* Begin *
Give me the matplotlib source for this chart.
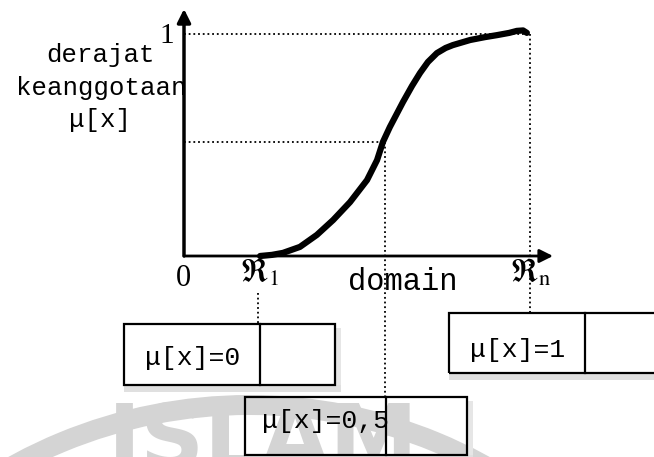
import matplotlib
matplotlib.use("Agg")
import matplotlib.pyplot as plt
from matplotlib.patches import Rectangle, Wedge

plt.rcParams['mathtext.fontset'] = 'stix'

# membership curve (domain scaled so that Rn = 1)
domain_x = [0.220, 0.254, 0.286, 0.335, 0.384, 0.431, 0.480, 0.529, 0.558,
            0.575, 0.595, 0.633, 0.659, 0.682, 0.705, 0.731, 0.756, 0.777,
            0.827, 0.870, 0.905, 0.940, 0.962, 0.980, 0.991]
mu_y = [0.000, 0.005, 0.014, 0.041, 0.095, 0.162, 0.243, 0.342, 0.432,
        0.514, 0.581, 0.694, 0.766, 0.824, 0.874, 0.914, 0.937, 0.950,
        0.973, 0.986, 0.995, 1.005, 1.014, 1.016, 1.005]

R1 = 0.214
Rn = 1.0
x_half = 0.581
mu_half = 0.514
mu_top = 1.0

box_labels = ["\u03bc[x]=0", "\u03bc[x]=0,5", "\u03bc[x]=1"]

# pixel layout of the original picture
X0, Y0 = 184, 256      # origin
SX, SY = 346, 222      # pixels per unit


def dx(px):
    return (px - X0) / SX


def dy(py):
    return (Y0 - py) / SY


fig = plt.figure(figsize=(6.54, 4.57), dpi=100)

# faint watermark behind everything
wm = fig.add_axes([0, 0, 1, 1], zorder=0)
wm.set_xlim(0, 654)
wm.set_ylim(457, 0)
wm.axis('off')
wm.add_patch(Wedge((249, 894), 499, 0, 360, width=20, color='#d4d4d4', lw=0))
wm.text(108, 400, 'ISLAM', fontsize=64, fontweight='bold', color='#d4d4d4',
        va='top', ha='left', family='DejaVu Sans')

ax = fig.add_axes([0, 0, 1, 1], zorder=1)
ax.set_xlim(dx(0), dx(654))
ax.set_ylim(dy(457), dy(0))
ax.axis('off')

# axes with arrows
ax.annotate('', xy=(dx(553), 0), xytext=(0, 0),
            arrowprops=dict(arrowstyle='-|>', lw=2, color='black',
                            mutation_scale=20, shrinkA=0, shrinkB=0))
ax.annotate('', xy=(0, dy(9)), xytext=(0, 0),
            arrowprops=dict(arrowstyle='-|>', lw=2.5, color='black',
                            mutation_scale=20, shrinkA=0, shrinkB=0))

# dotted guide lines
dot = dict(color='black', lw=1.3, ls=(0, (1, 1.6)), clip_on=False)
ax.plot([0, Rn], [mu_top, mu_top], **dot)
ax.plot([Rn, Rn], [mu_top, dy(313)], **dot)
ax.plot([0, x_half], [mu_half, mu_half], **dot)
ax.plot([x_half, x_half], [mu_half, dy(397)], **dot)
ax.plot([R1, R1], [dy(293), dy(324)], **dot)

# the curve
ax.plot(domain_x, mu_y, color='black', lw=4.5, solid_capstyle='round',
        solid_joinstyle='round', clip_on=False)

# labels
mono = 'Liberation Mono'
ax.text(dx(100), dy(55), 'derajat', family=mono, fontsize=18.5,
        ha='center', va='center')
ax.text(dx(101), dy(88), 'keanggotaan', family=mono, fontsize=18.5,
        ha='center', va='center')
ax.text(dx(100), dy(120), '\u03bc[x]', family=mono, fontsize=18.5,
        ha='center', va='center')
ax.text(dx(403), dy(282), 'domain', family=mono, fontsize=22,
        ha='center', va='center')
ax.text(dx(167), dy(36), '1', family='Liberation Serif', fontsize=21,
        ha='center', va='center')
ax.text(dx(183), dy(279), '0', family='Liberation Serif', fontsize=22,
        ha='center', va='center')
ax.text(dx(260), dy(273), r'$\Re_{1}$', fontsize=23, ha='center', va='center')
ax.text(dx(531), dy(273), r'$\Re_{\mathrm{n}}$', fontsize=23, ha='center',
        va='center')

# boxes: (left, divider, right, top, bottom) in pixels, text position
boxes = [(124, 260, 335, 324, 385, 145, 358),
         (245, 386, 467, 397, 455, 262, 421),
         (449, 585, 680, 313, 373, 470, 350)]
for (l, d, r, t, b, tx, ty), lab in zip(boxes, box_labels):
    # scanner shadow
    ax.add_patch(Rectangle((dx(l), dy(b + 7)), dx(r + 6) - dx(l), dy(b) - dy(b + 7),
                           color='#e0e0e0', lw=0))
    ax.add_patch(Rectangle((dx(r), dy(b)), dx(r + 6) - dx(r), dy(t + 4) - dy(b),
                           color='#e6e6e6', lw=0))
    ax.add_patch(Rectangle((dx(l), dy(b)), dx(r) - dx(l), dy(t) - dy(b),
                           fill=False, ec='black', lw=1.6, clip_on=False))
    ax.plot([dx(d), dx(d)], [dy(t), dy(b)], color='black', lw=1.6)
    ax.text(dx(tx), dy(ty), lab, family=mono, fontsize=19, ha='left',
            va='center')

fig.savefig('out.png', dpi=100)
* End *
→ Given instruction: Pull every line containing "matplotlib" out of the data above.

→ Output:
Give me the matplotlib source for this chart.
import matplotlib
matplotlib.use("Agg")
import matplotlib.pyplot as plt
from matplotlib.patches import Rectangle, Wedge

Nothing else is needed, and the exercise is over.